Many of my students object to Eliot after their initial introduction to him. His religious images are too tense or dark for them; perhaps he touches their own conflicts, which they'd rather have smoothed away in the intellectual intrigues of the Metaphysicals or the rollicking fancies of the Romantics. I love to use this poem to show them that Eliot always has a shadowy sort of hope in his post-baptismal poetry, even when he remains brutally honest about the struggles of living in the modern world.
Here are some (very brief!) reflections on his poem, appropriate for Epiphany today . . . the italicized words are his own. He composed it shortly after his own baptism (a very difficult period in his life).
I like these magi; they look beat up from the journey, as Eliot describes. |
'A cold coming we had of it,
Just the worst time of the year
For a journey, and such a long journey:
The ways deep and the weather sharp,
The very dead of winter.'
And the camels galled, sore-footed, refractory,
Lying down in the melting snow.
There were times we regretted
The summer palaces on slopes, the terraces,
And the silken girls bringing sherbet.
Then the camel men cursing and grumbling
And running away, and wanting their liquor and women,
And the night-fires going out, and the lack of shelters,
And the cities hostile and the towns unfriendly
And the villages dirty and charging high prices:
A hard time we had of it.
At the end we preferred to travel all night,
Sleeping in snatches,
With the voices singing in our ears, saying
That this was all folly.
No fresh-faced kings with smiling servants here . . . the Magi, like us during the Advent season, have left behind a comfortable, materialistic life [There were times we regretted . . .] in favor of a pilgrimage to a new life, a new truth. Even their companions on the journey are disloyal [running away] and unfocused [wanting their liquor and women.] Amidst the difficulties, the worst are the voices in their own minds that wonder if eschewing the world and taking this hard path is really worth it after all.
Then at dawn we came down to a temperate valley,
Wet, below the snow line, smelling of vegetation;
With a running stream and a water-mill beating the darkness,
And three trees on the low sky,
And an old white horse galloped away in the meadow.
Then we came to a tavern with vine-leaves over the lintel,
Six hands at an open door dicing for pieces of silver,
And feet kicking the empty wine-skins.
But there was no information, and so we continued
And arrived at evening, not a moment too soon
Finding the place; it was (you may say) satisfactory.
These images are beautiful and rich with meaning! I'll focus your attention on a couple. As they approach the Christ-Child, the world is temperate and thus fruitful (or potentially so). Yet, the people there have "no information;" they are oblivious to the deeper happenings nearby. At the same time, many of the landmarks portend dark things--the water mill is seen contending against the "darkness" and the "three trees" on the horizon portend Christ's own death on a tree with the two criminals at his side.

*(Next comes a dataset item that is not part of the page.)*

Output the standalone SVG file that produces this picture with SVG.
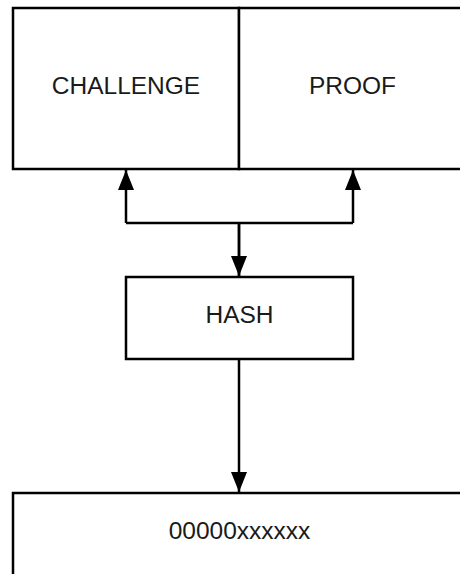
<svg xmlns="http://www.w3.org/2000/svg" width="460" height="574" viewBox="0 0 460 574">
<style>
.box{fill:#fff;stroke:#000;stroke-width:2.5}
.lbl{font-family:"Liberation Sans",Arial,sans-serif;font-size:24.5px;fill:#1a1a1a;text-anchor:middle}
.ln{fill:none;stroke:#000;stroke-width:2.5}
</style>
<defs>
<marker id="ah" markerUnits="userSpaceOnUse" markerWidth="20" markerHeight="16" refX="20" refY="8" orient="auto">
<path d="M0,0 L20,8 L0,16 Z" fill="#000"/>
</marker>
</defs>
<rect width="460" height="574" fill="#fff"/>
<g id="challenge">
<rect class="box" x="13" y="8" width="226" height="161"/>
<text class="lbl" x="126" y="94">CHALLENGE</text>
</g>
<g id="proof">
<rect class="box" x="239" y="8" width="227" height="161"/>
<text class="lbl" x="352.5" y="94">PROOF</text>
</g>
<g id="hash">
<rect class="box" x="126" y="277" width="227" height="82"/>
<text class="lbl" x="239.5" y="323">HASH</text>
</g>
<g id="result">
<rect class="box" x="13" y="493" width="453" height="90"/>
<text class="lbl" x="239.5" y="539">00000xxxxxx</text>
</g>
<g id="connectors">
<path class="ln" d="M239,277 V223"/>
<path class="ln" d="M126,223 H353"/>
<path class="ln" d="M126,223 V170" marker-end="url(#ah)"/>
<path class="ln" d="M353,223 V170" marker-end="url(#ah)"/>
<path class="ln" d="M239,223 V276" marker-end="url(#ah)"/>
<path class="ln" d="M239,359 V492" marker-end="url(#ah)"/>
</g>
</svg>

I also like that they find the stable "satisfactory;" they do not fall into superfluous praise or a panegyric on the irony of a god placed in a manger. At the same time, these magi do not decide finally that "this was all folly" because the stable is merely "satisfactory" at best. Implied may also be the sense that anything God chose for his Son must be "satisfactory" and beyond our human scale of judgement to declare otherwise.
All this was a long time ago, I remember,
And I would do it again, but set down
This set down
This: were we led all that way for
Birth or Death? There was a Birth, certainly,
We had evidence and no doubt. I had seen birth and death,
But had thought they were different; this Birth was
Hard and bitter agony for us, like Death, our death.
We returned to our places, these Kingdoms,
But no longer at ease here, in the old dispensation,
With an alien people clutching their gods.
I should be glad of another death.
A true experience of God is not easily forgotten and must be shared, as the author's insistence to "set down / This" indicates here. The next reflection on the blending of Birth and Death in the same event reminds me of Donne's very different treatment of the same theme in "Upon the Annunciation and Passion Falling Upon One Day." Christ's Birth began the sacrifice that culminated in His innocent Death. Our own participation in the life of Christ and our initiation in Baptism grants us a re-birth in the spirit, but that re-birth is also a death to the old self and an invitation to carry Christ's cross along with Him in this life. The Magi witnessed the Infant Christ. Yet, this event and their ratified belief for which they now have "evidence" from a personal encounter with God has made them strangers in their own homes. The people they shepherded previously are "alien" to them, and the magi have the insight now to see that their faith in pagan gods is desperate. The life of a follower of Christ is often a path of rejection; in so far as we stand up for our beliefs, we may also find that "no prophet is accepted in his own country." But here is Eliot's sense of hope . . . the author, in the final analysis, would be "glad of another death." Whether this refers to another meeting with Christ and metaphorical death to self or to the author's final, physical death and reunion with his Maker, it is worth the cost. If the world sees this choice as "folly," the wise men have learned that "the foolishness of God is wiser than man's wisdom, and the weakness of God is stronger than man's strength" (1 Cor 1:25).